To reduce the secondary emission yield of an RF window ceramic so as to suppress the occurrence of a multipactor, we propose coating the window with a titanium nitride (TiN) film by atomic layer deposition. We investigate two groups of samples with film thicknesses of 56 and 8 nm, respectively, to analyze the composition and optimize the coating thickness of the TiN film on the ceramic. For the first group of samples (56 nm films), x-ray photoelectron spectroscopy (XPS) results show that the film can be divided into three mixed layers: a top layer composed of TiOxNy and TiO2; a middle layer consisting of TiN, TiOxNy, TiO2, and TiC; and a bottom layer called a diffusion layer, formed by decreasing TiN, TiOxNy, TiO2, TiC, and increasing A l 2 O 3 as the ceramic is approached.
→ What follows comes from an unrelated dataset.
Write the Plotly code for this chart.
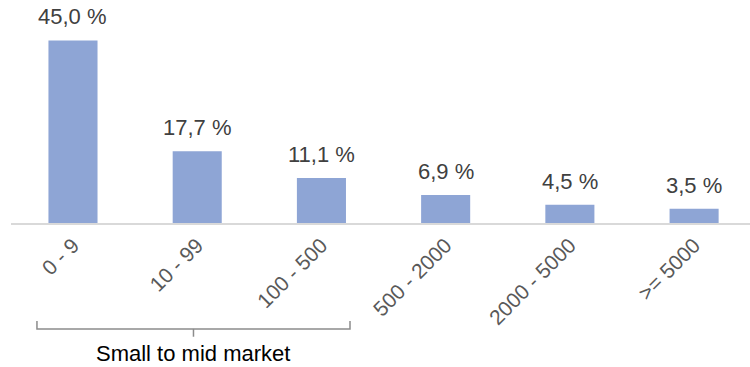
import plotly.graph_objects as go

# Company size buckets (employees) and share of companies in each
categories = ["0 - 9", "10 - 99", "100 - 500", "500 - 2000", "2000 - 5000", ">= 5000"]
shares = [45.0, 17.7, 11.1, 6.9, 4.5, 3.5]
group_label = "Small to mid market"

BAR_COLOR = "#8ea5d5"
FONT = "Liberation Sans, Arial, sans-serif"

fig = go.Figure(
    go.Bar(
        x=list(range(len(categories))),
        y=shares,
        width=0.395,
        marker=dict(color=BAR_COLOR, line=dict(width=0)),
        hoverinfo="skip",
    )
)

# value labels above each bar, comma decimal separator
for i, v in enumerate(shares):
    fig.add_annotation(
        x=i, y=v, xref="x", yref="y",
        text=f"{v:.1f}".replace(".", ",") + " %",
        showarrow=False, yanchor="bottom", yshift=9,
        font=dict(family=FONT, size=22, color="#404040"),
    )

# bracket grouping the first three buckets
br_color = "#8c8c8c"
x0, x1, xm = -0.29, 2.23, 0.97
y_line, y_end, y_tick = -0.475, -0.44, -0.51
fig.add_shape(type="path", xref="x", yref="paper",
              path=f"M {x0},{y_end} L {x0},{y_line} L {x1},{y_line} L {x1},{y_end}",
              line=dict(color=br_color, width=1.5))
fig.add_shape(type="line", xref="x", yref="paper",
              x0=xm, x1=xm, y0=y_line, y1=y_tick,
              line=dict(color=br_color, width=1.5))
fig.add_annotation(
    x=xm, y=-0.585, xref="x", yref="paper",
    text=group_label, showarrow=False, yanchor="middle",
    font=dict(family=FONT, size=22, color="#000000"),
)

fig.update_layout(
    width=750, height=367,
    margin=dict(l=11, r=0, t=0, b=144),
    plot_bgcolor="white", paper_bgcolor="white",
    showlegend=False,
    xaxis=dict(
        range=[-0.499, 5.45],
        tickmode="array",
        tickvals=list(range(len(categories))),
        ticktext=categories,
        tickangle=-45,
        tickfont=dict(family=FONT, size=21, color="#595959"),
        showgrid=False, zeroline=False,
        showline=True, linecolor="#d9d9d9", linewidth=1.5,
        ticks="", fixedrange=True,
    ),
    yaxis=dict(
        range=[0, 54.95],
        visible=False,
        showgrid=False, zeroline=False, fixedrange=True,
    ),
)

fig.write_html("out.html")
The depth of this bottom layer is ∼8 nm. Two more films (8 nm films) in the second group of samples were grown on a 96 ceramic and silicon to determine the sheet resistance, those on silicon is ∼1 kΩ/□ as measured by spectroscopic ellipsometry. According to the XPS results of the two 8 nm films, the content of TiOxNy and TiO2 increased while TiN content decreased in the film on 96 ceramic, compared to the film on silicon. Therefore, the 8 nm film is suitable for use as a coating for the RF window to weaken the multipactor effect and lower conductivity. To test the film performance, an RF ceramic window is coated with an 8 nm TiN film. Low-power measurements show that, within a frequency of 100 MHz, the 8 nm film on the RF ceramic window has a negligible effect on its transmission characteristics. 8 kW RF power tests indicate that the film coating can significantly improve the power transmission, anti-multipaction, and stability of the RF window.